Word for word, print each line of the listing below; pictures stay out.
* start *
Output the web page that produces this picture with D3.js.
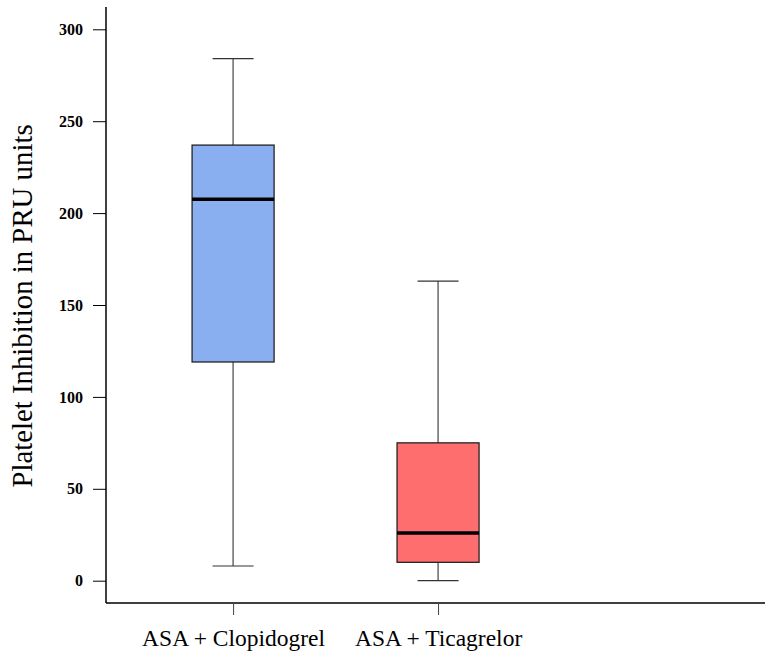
<!DOCTYPE html>
<html>
<head>
<meta charset="utf-8">
<script src="https://cdn.jsdelivr.net/npm/d3@7"></script>
<style>
  body { margin: 0; background: #fff; }
  text { font-family: "Liberation Serif", "DejaVu Serif", serif; }
</style>
</head>
<body>
<svg width="765" height="652"></svg>
<script>
// Box plot data (PRU units)
const groups = ["ASA + Clopidogrel", "ASA + Ticagrelor"];
const whiskerLow = [8, 0];
const q1 = [119, 10];
const median = [207.5, 26];
const q3 = [237, 75];
const whiskerHigh = [284, 163];
const fills = ["#8aaff0", "#ff6e6e"];
const yTicks = [0, 50, 100, 150, 200, 250, 300];

const svg = d3.select("svg");

// scales
const y = d3.scaleLinear().domain([0, 300]).range([580.7, 29.3]);
const x = d3.scaleLinear().domain([0.38, 3.595]).range([106, 765]);
const boxW = 82;

// axes
const yAxis = d3.axisLeft(y).tickValues(yTicks).tickSize(13).tickPadding(10);
const gy = svg.append("g").attr("transform", "translate(106,0)").call(yAxis);
gy.select(".domain").remove();
gy.selectAll("text").attr("font-size", 16).attr("font-weight", "bold");

svg.append("line")
    .attr("x1", 106).attr("x2", 106)
    .attr("y1", 7).attr("y2", 603)
    .attr("stroke", "#000").attr("stroke-width", 1.5);
svg.append("line")
    .attr("x1", 106).attr("x2", 765)
    .attr("y1", 603).attr("y2", 603)
    .attr("stroke", "#000").attr("stroke-width", 1.5);

const xAxis = d3.axisBottom(x).tickValues([1, 2])
    .tickFormat(d => groups[d - 1]).tickSize(12).tickPadding(14);
const gx = svg.append("g").attr("transform", "translate(0,603)").call(xAxis);
gx.select(".domain").remove();
gx.selectAll("line").attr("stroke", "#444");
gx.selectAll("text").attr("font-size", 23.5);

// y label
svg.append("text")
    .attr("transform", "translate(32,306) rotate(-90)")
    .attr("text-anchor", "middle")
    .attr("font-size", 28.8)
    .text("Platelet Inhibition in PRU units");

// boxes
const idx = groups.map((g, i) => i);
const box = svg.append("g").selectAll("g").data(idx).join("g");

// whiskers
box.append("line")
    .attr("x1", i => x(i + 1)).attr("x2", i => x(i + 1))
    .attr("y1", i => y(whiskerLow[i])).attr("y2", i => y(whiskerHigh[i]))
    .attr("stroke", "#444").attr("stroke-width", 1.2);
box.append("line")
    .attr("x1", i => x(i + 1) - boxW / 4).attr("x2", i => x(i + 1) + boxW / 4)
    .attr("y1", i => y(whiskerHigh[i])).attr("y2", i => y(whiskerHigh[i]))
    .attr("stroke", "#333").attr("stroke-width", 1.2);
box.append("line")
    .attr("x1", i => x(i + 1) - boxW / 4).attr("x2", i => x(i + 1) + boxW / 4)
    .attr("y1", i => y(whiskerLow[i])).attr("y2", i => y(whiskerLow[i]))
    .attr("stroke", "#333").attr("stroke-width", 1.2);

// boxes
box.append("rect")
    .attr("x", i => x(i + 1) - boxW / 2)
    .attr("width", boxW)
    .attr("y", i => y(q3[i]))
    .attr("height", i => y(q1[i]) - y(q3[i]))
    .attr("fill", i => fills[i])
    .attr("stroke", "#222").attr("stroke-width", 1.3);

// medians
box.append("line")
    .attr("x1", i => x(i + 1) - boxW / 2).attr("x2", i => x(i + 1) + boxW / 2)
    .attr("y1", i => y(median[i])).attr("y2", i => y(median[i]))
    .attr("stroke", "#000").attr("stroke-width", 3.5);
</script>
</body>
</html>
* end *
◆ **Worked solution**
Output the web page that produces this picture with D3.js.
<!DOCTYPE html>
<html>
<head>
<meta charset="utf-8">
<script src="https://cdn.jsdelivr.net/npm/d3@7"></script>
<style>
  body { margin: 0; background: #fff; }
  text { font-family: "Liberation Serif", "DejaVu Serif", serif; }
</style>
</head>
<body>
<svg width="765" height="652"></svg>
<script>
// Box plot data (PRU units)
const groups = ["ASA + Clopidogrel", "ASA + Ticagrelor"];
const whiskerLow = [8, 0];
const q1 = [119, 10];
const median = [207.5, 26];
const q3 = [237, 75];
const whiskerHigh = [284, 163];
const fills = ["#8aaff0", "#ff6e6e"];
const yTicks = [0, 50, 100, 150, 200, 250, 300];

const svg = d3.select("svg");

// scales
const y = d3.scaleLinear().domain([0, 300]).range([580.7, 29.3]);
const x = d3.scaleLinear().domain([0.38, 3.595]).range([106, 765]);
const boxW = 82;

// axes
const yAxis = d3.axisLeft(y).tickValues(yTicks).tickSize(13).tickPadding(10);
const gy = svg.append("g").attr("transform", "translate(106,0)").call(yAxis);
gy.select(".domain").remove();
gy.selectAll("text").attr("font-size", 16).attr("font-weight", "bold");

svg.append("line")
    .attr("x1", 106).attr("x2", 106)
    .attr("y1", 7).attr("y2", 603)
    .attr("stroke", "#000").attr("stroke-width", 1.5);
svg.append("line")
    .attr("x1", 106).attr("x2", 765)
    .attr("y1", 603).attr("y2", 603)
    .attr("stroke", "#000").attr("stroke-width", 1.5);

const xAxis = d3.axisBottom(x).tickValues([1, 2])
    .tickFormat(d => groups[d - 1]).tickSize(12).tickPadding(14);
const gx = svg.append("g").attr("transform", "translate(0,603)").call(xAxis);
gx.select(".domain").remove();
gx.selectAll("line").attr("stroke", "#444");
gx.selectAll("text").attr("font-size", 23.5);

// y label
svg.append("text")
    .attr("transform", "translate(32,306) rotate(-90)")
    .attr("text-anchor", "middle")
    .attr("font-size", 28.8)
    .text("Platelet Inhibition in PRU units");

// boxes
const idx = groups.map((g, i) => i);
const box = svg.append("g").selectAll("g").data(idx).join("g");

// whiskers
box.append("line")
    .attr("x1", i => x(i + 1)).attr("x2", i => x(i + 1))
    .attr("y1", i => y(whiskerLow[i])).attr("y2", i => y(whiskerHigh[i]))
    .attr("stroke", "#444").attr("stroke-width", 1.2);
box.append("line")
    .attr("x1", i => x(i + 1) - boxW / 4).attr("x2", i => x(i + 1) + boxW / 4)
    .attr("y1", i => y(whiskerHigh[i])).attr("y2", i => y(whiskerHigh[i]))
    .attr("stroke", "#333").attr("stroke-width", 1.2);
box.append("line")
    .attr("x1", i => x(i + 1) - boxW / 4).attr("x2", i => x(i + 1) + boxW / 4)
    .attr("y1", i => y(whiskerLow[i])).attr("y2", i => y(whiskerLow[i]))
    .attr("stroke", "#333").attr("stroke-width", 1.2);

// boxes
box.append("rect")
    .attr("x", i => x(i + 1) - boxW / 2)
    .attr("width", boxW)
    .attr("y", i => y(q3[i]))
    .attr("height", i => y(q1[i]) - y(q3[i]))
    .attr("fill", i => fills[i])
    .attr("stroke", "#222").attr("stroke-width", 1.3);

// medians
box.append("line")
    .attr("x1", i => x(i + 1) - boxW / 2).attr("x2", i => x(i + 1) + boxW / 2)
    .attr("y1", i => y(median[i])).attr("y2", i => y(median[i]))
    .attr("stroke", "#000").attr("stroke-width", 3.5);
</script>
</body>
</html>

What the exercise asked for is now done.